• [Input for this task]:
===

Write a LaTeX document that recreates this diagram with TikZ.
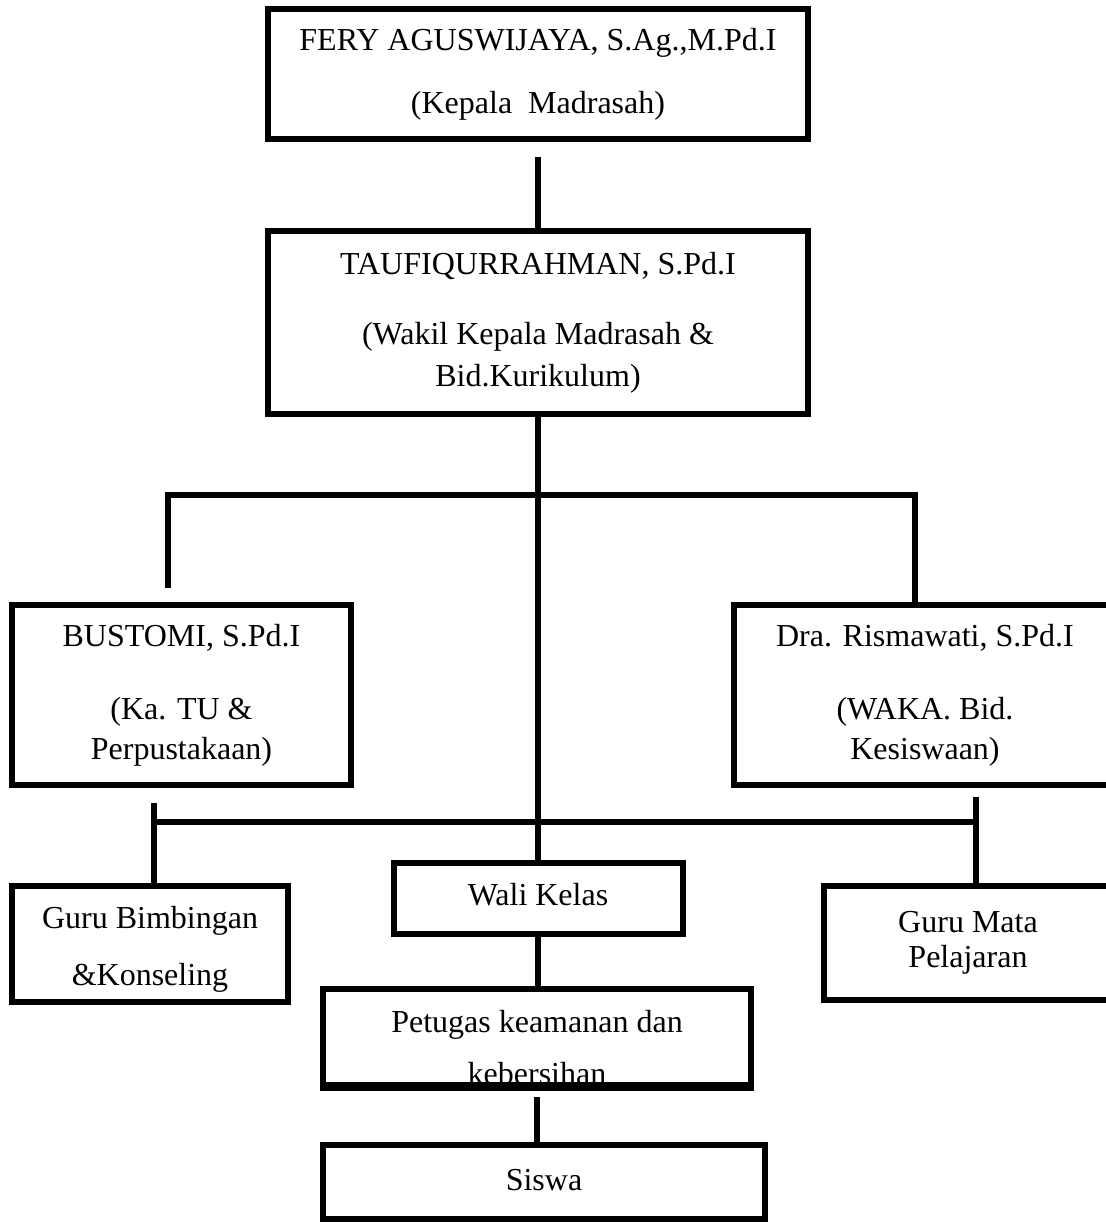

===

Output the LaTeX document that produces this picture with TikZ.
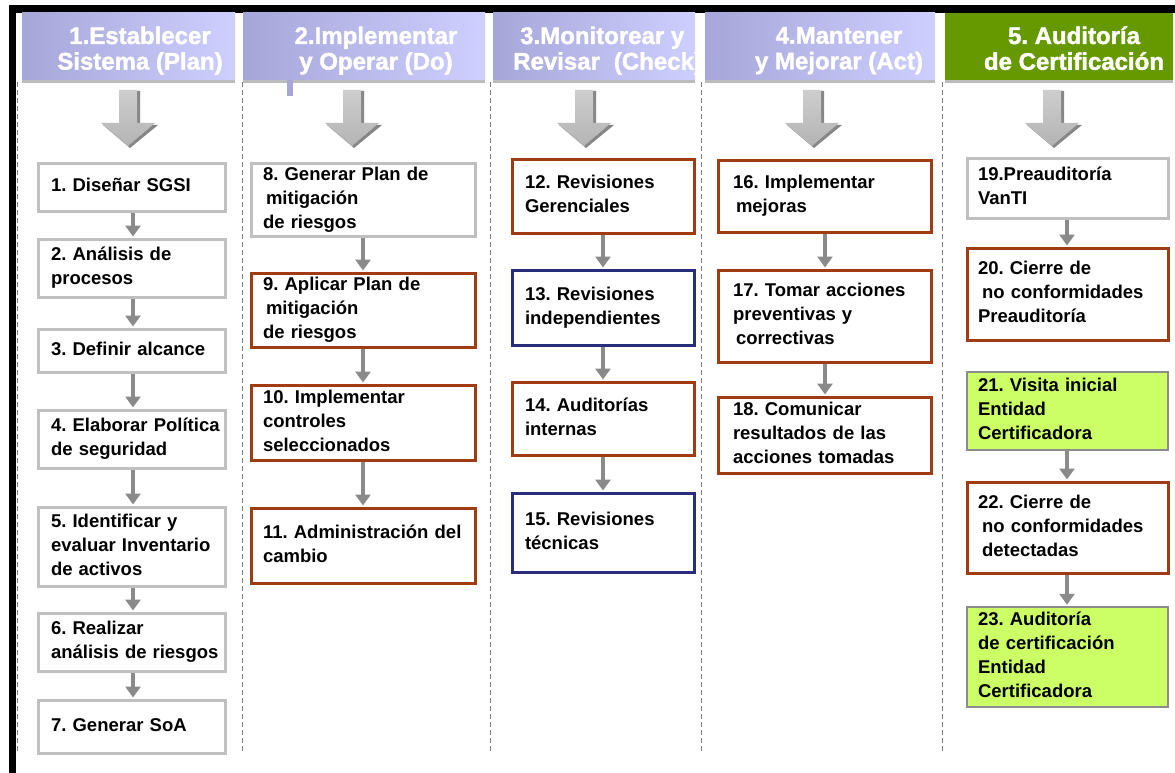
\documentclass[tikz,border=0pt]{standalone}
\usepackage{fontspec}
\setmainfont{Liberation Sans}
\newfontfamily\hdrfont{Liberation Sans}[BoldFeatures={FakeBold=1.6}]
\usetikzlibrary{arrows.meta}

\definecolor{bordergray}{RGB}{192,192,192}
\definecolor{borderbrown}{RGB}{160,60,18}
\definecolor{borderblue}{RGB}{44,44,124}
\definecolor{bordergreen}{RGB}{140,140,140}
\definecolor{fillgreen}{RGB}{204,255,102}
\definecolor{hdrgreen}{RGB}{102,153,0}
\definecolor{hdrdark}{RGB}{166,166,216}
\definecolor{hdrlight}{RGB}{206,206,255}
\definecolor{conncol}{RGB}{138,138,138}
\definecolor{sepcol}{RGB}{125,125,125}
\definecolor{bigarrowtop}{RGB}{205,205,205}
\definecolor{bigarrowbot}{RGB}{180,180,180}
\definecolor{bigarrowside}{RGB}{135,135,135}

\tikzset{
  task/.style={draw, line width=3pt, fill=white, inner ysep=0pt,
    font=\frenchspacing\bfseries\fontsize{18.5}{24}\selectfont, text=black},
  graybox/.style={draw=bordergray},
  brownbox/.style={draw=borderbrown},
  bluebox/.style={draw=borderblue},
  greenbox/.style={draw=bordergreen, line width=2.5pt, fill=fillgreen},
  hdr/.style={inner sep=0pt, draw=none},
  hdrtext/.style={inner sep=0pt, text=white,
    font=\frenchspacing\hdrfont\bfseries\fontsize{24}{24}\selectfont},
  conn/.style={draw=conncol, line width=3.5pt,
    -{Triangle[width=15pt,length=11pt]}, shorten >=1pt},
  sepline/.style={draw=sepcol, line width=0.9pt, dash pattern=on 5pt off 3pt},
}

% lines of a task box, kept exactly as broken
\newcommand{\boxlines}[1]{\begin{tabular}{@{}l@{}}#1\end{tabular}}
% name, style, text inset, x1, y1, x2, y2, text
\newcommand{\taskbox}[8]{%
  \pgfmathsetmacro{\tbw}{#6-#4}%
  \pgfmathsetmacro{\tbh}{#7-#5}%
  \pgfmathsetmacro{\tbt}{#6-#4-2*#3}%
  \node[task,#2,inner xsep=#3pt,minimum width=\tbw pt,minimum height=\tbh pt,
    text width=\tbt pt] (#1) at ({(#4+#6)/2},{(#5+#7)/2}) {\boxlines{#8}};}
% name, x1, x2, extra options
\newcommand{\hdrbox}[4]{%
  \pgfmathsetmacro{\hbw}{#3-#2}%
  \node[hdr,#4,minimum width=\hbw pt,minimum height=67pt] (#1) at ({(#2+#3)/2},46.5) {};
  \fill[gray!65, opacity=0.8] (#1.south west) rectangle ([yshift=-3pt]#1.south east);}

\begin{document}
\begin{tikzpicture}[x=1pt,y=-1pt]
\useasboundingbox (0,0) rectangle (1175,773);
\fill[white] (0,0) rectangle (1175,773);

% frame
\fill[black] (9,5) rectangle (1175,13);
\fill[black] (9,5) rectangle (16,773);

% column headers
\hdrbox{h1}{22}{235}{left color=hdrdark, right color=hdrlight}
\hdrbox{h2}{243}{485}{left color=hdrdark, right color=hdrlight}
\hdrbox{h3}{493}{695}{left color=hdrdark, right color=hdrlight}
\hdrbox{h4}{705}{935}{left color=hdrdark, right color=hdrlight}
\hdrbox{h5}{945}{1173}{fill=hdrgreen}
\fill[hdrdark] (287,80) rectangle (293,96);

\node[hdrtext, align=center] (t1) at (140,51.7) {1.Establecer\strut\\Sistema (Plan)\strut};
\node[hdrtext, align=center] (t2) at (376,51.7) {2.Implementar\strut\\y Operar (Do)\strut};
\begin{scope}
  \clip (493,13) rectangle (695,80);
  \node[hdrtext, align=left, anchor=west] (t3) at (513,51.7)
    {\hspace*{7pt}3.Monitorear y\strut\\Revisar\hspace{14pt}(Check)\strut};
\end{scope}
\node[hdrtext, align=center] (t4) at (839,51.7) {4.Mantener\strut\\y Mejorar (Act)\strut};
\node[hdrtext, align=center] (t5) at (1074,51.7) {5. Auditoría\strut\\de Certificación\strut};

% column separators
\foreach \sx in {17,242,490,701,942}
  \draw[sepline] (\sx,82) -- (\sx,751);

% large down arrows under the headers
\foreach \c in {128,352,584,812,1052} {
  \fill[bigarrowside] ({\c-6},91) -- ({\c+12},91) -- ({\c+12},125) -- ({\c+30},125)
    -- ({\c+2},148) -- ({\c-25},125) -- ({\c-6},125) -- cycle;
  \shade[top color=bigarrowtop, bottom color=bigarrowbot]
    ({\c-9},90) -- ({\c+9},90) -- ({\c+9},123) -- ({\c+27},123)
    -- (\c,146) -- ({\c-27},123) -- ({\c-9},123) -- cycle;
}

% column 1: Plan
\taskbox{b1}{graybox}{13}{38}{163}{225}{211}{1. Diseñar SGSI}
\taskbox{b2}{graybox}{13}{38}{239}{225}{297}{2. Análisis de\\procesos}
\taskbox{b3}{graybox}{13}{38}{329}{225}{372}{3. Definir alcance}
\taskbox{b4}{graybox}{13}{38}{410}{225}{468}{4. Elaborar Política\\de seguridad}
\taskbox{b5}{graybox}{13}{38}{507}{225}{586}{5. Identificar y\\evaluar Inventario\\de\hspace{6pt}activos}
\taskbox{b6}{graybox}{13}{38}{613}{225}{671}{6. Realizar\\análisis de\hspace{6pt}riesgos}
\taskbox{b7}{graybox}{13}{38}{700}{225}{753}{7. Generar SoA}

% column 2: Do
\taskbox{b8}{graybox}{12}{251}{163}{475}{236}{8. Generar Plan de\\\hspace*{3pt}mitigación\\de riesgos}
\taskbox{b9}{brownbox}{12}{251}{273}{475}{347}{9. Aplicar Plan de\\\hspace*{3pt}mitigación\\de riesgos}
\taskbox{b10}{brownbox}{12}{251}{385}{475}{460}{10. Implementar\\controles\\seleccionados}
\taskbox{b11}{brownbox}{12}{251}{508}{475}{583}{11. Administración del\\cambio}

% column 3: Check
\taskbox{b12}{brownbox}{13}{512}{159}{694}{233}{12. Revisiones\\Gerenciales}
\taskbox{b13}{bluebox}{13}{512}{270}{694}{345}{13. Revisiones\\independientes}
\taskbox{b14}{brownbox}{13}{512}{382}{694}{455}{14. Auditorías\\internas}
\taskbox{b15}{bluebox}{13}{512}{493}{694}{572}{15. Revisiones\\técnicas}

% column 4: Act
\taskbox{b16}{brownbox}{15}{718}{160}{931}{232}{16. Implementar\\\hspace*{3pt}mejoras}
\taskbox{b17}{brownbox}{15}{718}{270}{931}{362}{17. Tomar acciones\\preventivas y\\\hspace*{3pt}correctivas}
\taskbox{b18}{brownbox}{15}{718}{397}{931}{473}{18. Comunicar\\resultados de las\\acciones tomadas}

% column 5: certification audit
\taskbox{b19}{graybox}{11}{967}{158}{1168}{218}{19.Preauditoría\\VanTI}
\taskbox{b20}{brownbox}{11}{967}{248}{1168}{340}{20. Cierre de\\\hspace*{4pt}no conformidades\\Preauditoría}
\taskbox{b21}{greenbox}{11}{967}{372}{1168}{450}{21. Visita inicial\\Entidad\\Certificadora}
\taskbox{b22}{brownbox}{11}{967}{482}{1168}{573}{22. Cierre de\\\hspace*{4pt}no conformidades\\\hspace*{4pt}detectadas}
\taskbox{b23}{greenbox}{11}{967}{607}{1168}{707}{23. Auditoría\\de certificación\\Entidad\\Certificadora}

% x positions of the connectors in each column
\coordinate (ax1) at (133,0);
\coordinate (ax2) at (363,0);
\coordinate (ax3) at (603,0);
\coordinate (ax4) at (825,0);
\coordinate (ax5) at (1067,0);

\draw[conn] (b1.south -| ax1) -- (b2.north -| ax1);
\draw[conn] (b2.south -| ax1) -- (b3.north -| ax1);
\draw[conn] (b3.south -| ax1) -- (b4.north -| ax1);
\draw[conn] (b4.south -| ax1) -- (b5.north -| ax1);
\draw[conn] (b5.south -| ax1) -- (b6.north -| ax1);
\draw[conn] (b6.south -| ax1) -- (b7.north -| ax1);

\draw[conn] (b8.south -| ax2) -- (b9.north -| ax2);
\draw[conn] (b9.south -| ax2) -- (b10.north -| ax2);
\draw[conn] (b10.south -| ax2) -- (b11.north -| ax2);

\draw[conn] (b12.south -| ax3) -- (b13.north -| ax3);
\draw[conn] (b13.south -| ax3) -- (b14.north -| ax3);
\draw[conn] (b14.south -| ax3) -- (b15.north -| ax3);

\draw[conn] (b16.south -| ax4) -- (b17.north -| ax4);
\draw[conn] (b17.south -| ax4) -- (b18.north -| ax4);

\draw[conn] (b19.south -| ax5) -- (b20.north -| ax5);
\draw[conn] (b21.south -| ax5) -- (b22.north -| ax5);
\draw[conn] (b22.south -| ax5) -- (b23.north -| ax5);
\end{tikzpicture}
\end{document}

===

• [What to produce]: In the material above, find the lines that contain "LaTeX" and show them.

• [Solution to the exercise]:
Write a LaTeX document that recreates this diagram with TikZ.
Output the LaTeX document that produces this picture with TikZ.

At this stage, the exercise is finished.